Так говорил недоверчивый Пивоваров, разговор наш шел и шел, петлял меж трех сосен Жизни, Искусства и Доверия; поговорили о пивоваровском детстве, о тяге советских “военных детей” к культуре, о том, как внутри художника в семидесятые годы воевали детский иллюстратор со взрослым концептуалистом. Много о чем говорили, но на уловки мои художник не поддавался:
“Я скорее всего принадлежу своему времени. К сожалению, недоверие к себе у меня преобладает. Это не однозначно, без доверия вообще ничего невозможно делать, но недоверие перевешивает”.
Что же, пора сворачивать разговор, – подумал я, и тут вдруг:
К о б р и н. Но в слове “доверие” есть корень…
П и в о в а р о в. Да, это правда.
К о б р и н. То, что откладывается на веру.
П и в о в а р о в. Да, но я бы сказал, что это до веры.
К о б р и н. На этом мы закончим. Спасибо!
Я нажал на кнопку Stop, красный огонек погас, запись сделана. Я нагнулся, чтобы достать упавший под стул карандаш. Когда я выпрямился, никакого Пивоварова напротив меня не было. На столе лежала желтая спиралька аккуратно срезанной лимонной корочки.
1. Мандельштам подхватывает два года спустя: “Над желтизной правительственных зданий…”
2. Как тут опять не вспомнить Софью Петровну Лихутину, похожую в кимоно на японку, ту самую, которая в разгар веселья спрашивала гостей: “Я ведь кукла – не правда ли?”
3. Кажется, буква “о” прибавляет в этом слове ужаса; “о” – это дыра, куда исчезают гордые смыслы Справедливости и Братства, или просто даже полная луна, она тоже ведь жолтая: “Ужасна полная луна – под ней мир становится голым, уродливым трупом” (запись от 25 октября 1911 года).
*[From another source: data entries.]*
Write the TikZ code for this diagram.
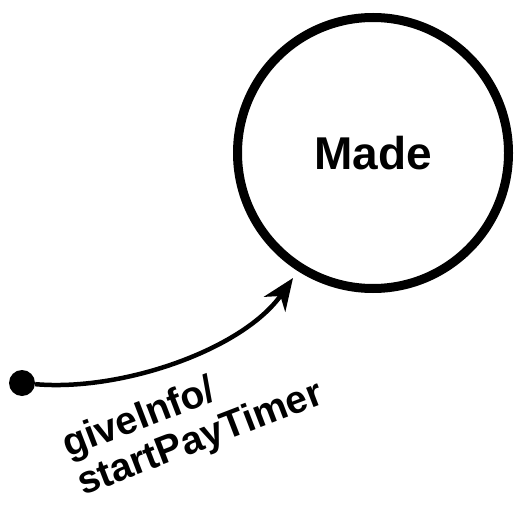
\documentclass[tikz,border=0pt]{standalone}
\usepackage{fontspec}
\setmainfont{Liberation Sans}
\usepackage{tikz}
\usetikzlibrary{positioning,arrows.meta}

\begin{document}
\begin{tikzpicture}[x=1pt,y=-1pt,
	statenode/.style={circle, draw, line width=9pt, minimum size=271pt, inner sep=0pt, font=\fontsize{46}{50}\selectfont\bfseries},
	initdot/.style={circle, fill, minimum size=26pt, inner sep=0pt},
	trans/.style={line width=4.5pt, -{Stealth[length=32pt,width=26pt,inset=10pt]}},
	translabel/.style={font=\fontsize{39}{41}\selectfont\bfseries, align=left, inner sep=0pt, rotate=21}]
	\useasboundingbox (0,0) rectangle (516,505);
		\node[statenode] (made) at (373,153) {Made};
		\node[initdot] (start) at (22,383) {};

	\draw[trans] (start) to[out=-5, in=-125, looseness=0.8] (293,278);
	\node[translabel, anchor=north west] (label) at (58,431) {giveInfo/\\startPayTimer};
		\end{tikzpicture}
\end{document}
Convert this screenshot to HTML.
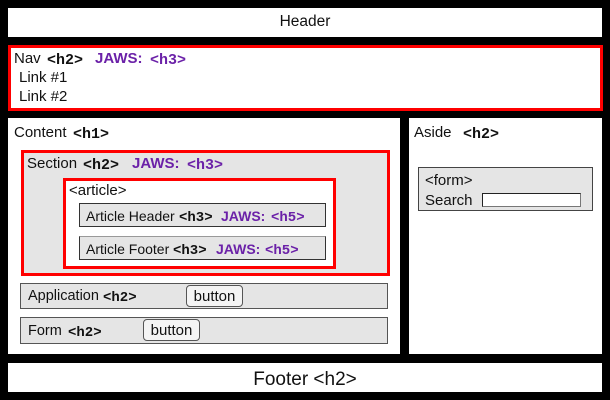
<!DOCTYPE html>
<html>
<head>
<meta charset="utf-8">
<style>
  html,body{margin:0;padding:0;}
  body{width:610px;height:400px;background:#000;position:relative;overflow:hidden;
       font-family:"Liberation Sans",Arial,sans-serif;color:#111;}
  .b{position:absolute;box-sizing:border-box;}
  .t{position:absolute;white-space:nowrap;line-height:1;font-family:"Liberation Sans",Arial,sans-serif;color:#111;margin-top:1px;}
  .m{position:absolute;white-space:nowrap;line-height:1;font-family:"Liberation Mono","Courier New",monospace;font-weight:bold;color:#111;margin-top:1.5px;}
  .j{position:absolute;white-space:nowrap;line-height:1;font-family:"Liberation Sans",Arial,sans-serif;font-weight:bold;color:#6b21a8;margin-top:1px;}
  .jm{position:absolute;white-space:nowrap;line-height:1;font-family:"Liberation Mono","Courier New",monospace;font-weight:bold;color:#6b21a8;margin-top:1.5px;}
  .f15{font-size:15px;}
  .f14{font-size:14px;}
  .btn{position:absolute;box-sizing:border-box;background:#f4f4f4;border:1px solid #555;border-radius:4px;
       font-family:"Liberation Sans",Arial,sans-serif;font-size:15px;line-height:21px;text-align:center;color:#111;}
</style>
</head>
<body>
  <!-- Header -->
  <div class="b" style="left:8px;top:8px;width:594px;height:29px;background:#fff;"></div>
  <div class="t" style="left:8px;width:594px;text-align:center;top:12.9px;font-size:15.5px;">Header</div>

  <!-- Nav -->
  <div class="b" style="left:8px;top:45px;width:595px;height:66px;background:#fff;border:3px solid #f00;"></div>
  <div class="t f15" style="left:14px;top:50.3px;">Nav</div>
  <div class="m f15" style="left:47px;top:51.5px;">&lt;h2&gt;</div>
  <div class="j f15" style="left:95px;top:50.3px;">JAWS:</div>
  <div class="jm f15" style="left:150px;top:51.5px;">&lt;h3&gt;</div>
  <div class="t f15" style="left:19px;top:69.3px;">Link #1</div>
  <div class="t f15" style="left:19px;top:88.3px;">Link #2</div>

  <!-- Content -->
  <div class="b" style="left:8px;top:118px;width:392px;height:236px;background:#fff;"></div>
  <div class="t f15" style="left:14px;top:124.3px;">Content</div>
  <div class="m f15" style="left:73px;top:125.5px;">&lt;h1&gt;</div>

  <!-- Section -->
  <div class="b" style="left:21px;top:150px;width:369px;height:126px;background:#e5e5e5;border:3px solid #f00;"></div>
  <div class="t f15" style="left:27px;top:155.3px;">Section</div>
  <div class="m f15" style="left:83px;top:156.5px;">&lt;h2&gt;</div>
  <div class="j f15" style="left:132px;top:155.3px;">JAWS:</div>
  <div class="jm f15" style="left:187px;top:156.5px;">&lt;h3&gt;</div>

  <!-- Article -->
  <div class="b" style="left:63px;top:178px;width:273px;height:91px;background:#fff;border:3px solid #f00;"></div>
  <div class="t f15" style="left:69px;top:182.3px;">&lt;article&gt;</div>

  <div class="b" style="left:79px;top:203px;width:247px;height:24px;background:#e5e5e5;border:1px solid #333;"></div>
  <div class="t f14" style="left:86px;top:208.2px;">Article Header</div>
  <div class="m f14" style="left:179px;top:209.3px;">&lt;h3&gt;</div>
  <div class="j f14" style="left:221px;top:208.2px;">JAWS:</div>
  <div class="jm f14" style="left:271px;top:209.3px;">&lt;h5&gt;</div>

  <div class="b" style="left:79px;top:236px;width:247px;height:24px;background:#e5e5e5;border:1px solid #333;border-top-color:#999;"></div>
  <div class="t f14" style="left:86px;top:241.2px;">Article Footer</div>
  <div class="m f14" style="left:173px;top:242.3px;">&lt;h3&gt;</div>
  <div class="j f14" style="left:216px;top:241.2px;">JAWS:</div>
  <div class="jm f14" style="left:265px;top:242.3px;">&lt;h5&gt;</div>

  <!-- Application -->
  <div class="b" style="left:20px;top:283px;width:368px;height:26px;background:#e5e5e5;border:1px solid #555;"></div>
  <div class="t f14" style="left:28px;top:288.2px;font-size:14.5px;">Application</div>
  <div class="m f14" style="left:103px;top:289.3px;">&lt;h2&gt;</div>
  <div class="btn" style="left:186px;top:285px;width:57px;height:22px;">button</div>

  <!-- Form -->
  <div class="b" style="left:20px;top:317px;width:368px;height:27px;background:#e5e5e5;border:1px solid #555;"></div>
  <div class="t f14" style="left:28px;top:323.2px;font-size:14.5px;">Form</div>
  <div class="m f14" style="left:68px;top:324.3px;">&lt;h2&gt;</div>
  <div class="btn" style="left:143px;top:319px;width:57px;height:22px;">button</div>

  <!-- Aside -->
  <div class="b" style="left:409px;top:118px;width:193px;height:236px;background:#fff;"></div>
  <div class="t f15" style="left:414px;top:124.3px;">Aside</div>
  <div class="m f15" style="left:463px;top:125.5px;">&lt;h2&gt;</div>
  <div class="b" style="left:418px;top:167px;width:175px;height:44px;background:#e5e5e5;border:1px solid #444;"></div>
  <div class="t f15" style="left:425px;top:172.3px;">&lt;form&gt;</div>
  <div class="t f15" style="left:425px;top:192.3px;">Search</div>
  <div class="b" style="left:482px;top:193px;width:99px;height:14px;background:#fff;border:1px solid #777;border-top-color:#222;border-left-color:#222;"></div>

  <!-- Footer -->
  <div class="b" style="left:8px;top:363px;width:594px;height:29px;background:#fff;"></div>
  <div class="t" style="left:8px;width:594px;text-align:center;top:368.9px;font-size:19px;">Footer &lt;h2&gt;</div>
</body>
</html>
4. Все выделенные курсивом цитаты являются точным воспроизведением подписей к рисункам из альбома Виктора Пивоварова “Желтый”. Я понимаю всю сложность, если не сказать – безнадежность, попытки словами пересказать произведение изобразительного искусства. Поэтому я попытаюсь не пересказать, а переписать своими словами то, что нарисовано Пивоваровым. Словом, погибать – так с музыкой, с музыкой русского языка.